About the Project || Data Dictionary || Initial Hypotheses/Thoughts || Project Plan || How to Reproduce
We are future data scientist testing our knowledge of Natural Language Processing. For this project, we will be scraping data from over nearly 600 GitHub repository READMEs' using a variety of methods and build machine learning models from the data we pooled.
GitHub is a subsidiary of Microsoft which provides hosting for software development and version control using Git. As of January 2020, GitHub reports having over 40 million users and more than 190 million repositories(including at least 28 million public repositories), making it the largest host of source code in the world.

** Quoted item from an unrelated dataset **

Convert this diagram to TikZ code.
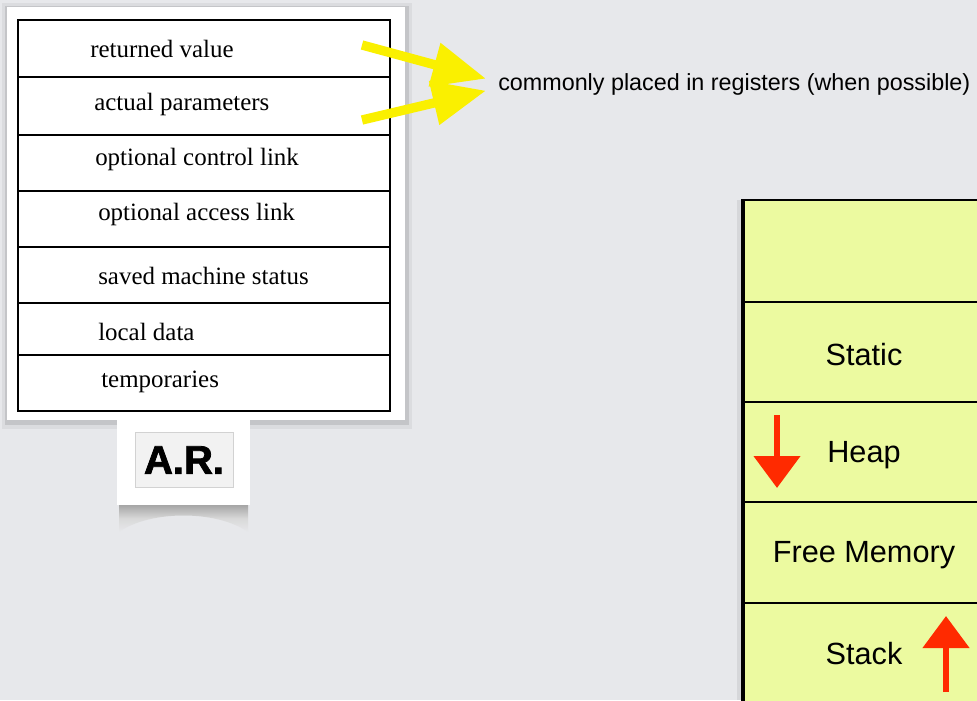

Acknowledgement:The dataset was mined from github.com
Our goal for this project is to build a model that can predict the programming language of a repository, given the text from its README file. We will deliver the following in a github repository:
- A clearly named final notebook. This notebook will be what will contain plenty of markdown documentation and cleaned up code.
- A README that explains what the project is, how to reproduce the work, and our notes from project planning
- Python modules that automate the data acquisistion and preparation process. These modules will be imported and used in the final notebook.
- A set of google slides suitable for a general audience that summarize your findings.
Features | Definition |
---|---|
readme | text of the readme file |
words | data that has been cleaned and seperated by words |
watchers | users who are watching the repository |
stars | users who have starred the repository |
forks | users who have forked the repository |
commits | number of times the owner has added content to the repository |
Target | Definition |
---|---|
language | the main programming language used throughout the github repository |
- We could add a new feature?
- Should I turn the categorical variables into booleans?
acquire
- Web scraped X amount of README’s, watchers, forks, stars and commits from Y topics from request library
- Decide on 4 programming languages:
- C++, Java, Javascript, Python
- Use an number of different topics to introduce variety:
- Sports, Biology, Artificial Intelligence, Data Engineering
- create an acquire.py to automate the process
- create a json file for future use
prepare
- clean language column by removing % number at the end
- change columns to numeric types as needed
- normalize, tokenize, stem, lemmatize and remove stop words
- split into train, validate, and test
- create a prepare.py to automate the process
- create a csv file for future use
explore
- split words into sets of 1, 2 and 3
- determine significance both visually and statistically
- document and consider the results for modeling
model and evaluation
- find which features are most influential
- try different algorithms:
- Ridge Classifier
- Random Forest
- Gradient Boost
- evaluate on train
- evaluate on validate
- select best model and test to verify
- create a preprocessing.py and model.py to automate the process
conclusion
- summarize findings
- provide next steps
- Download data csv from here or use the acquire.py functions
- Prepare the data with the prepare.py functions or install the prepped csv here
- Run a jupyter notebook importing the necessary libraries and functions.
- Follow along in the summary notebook or forge your own exploratory path.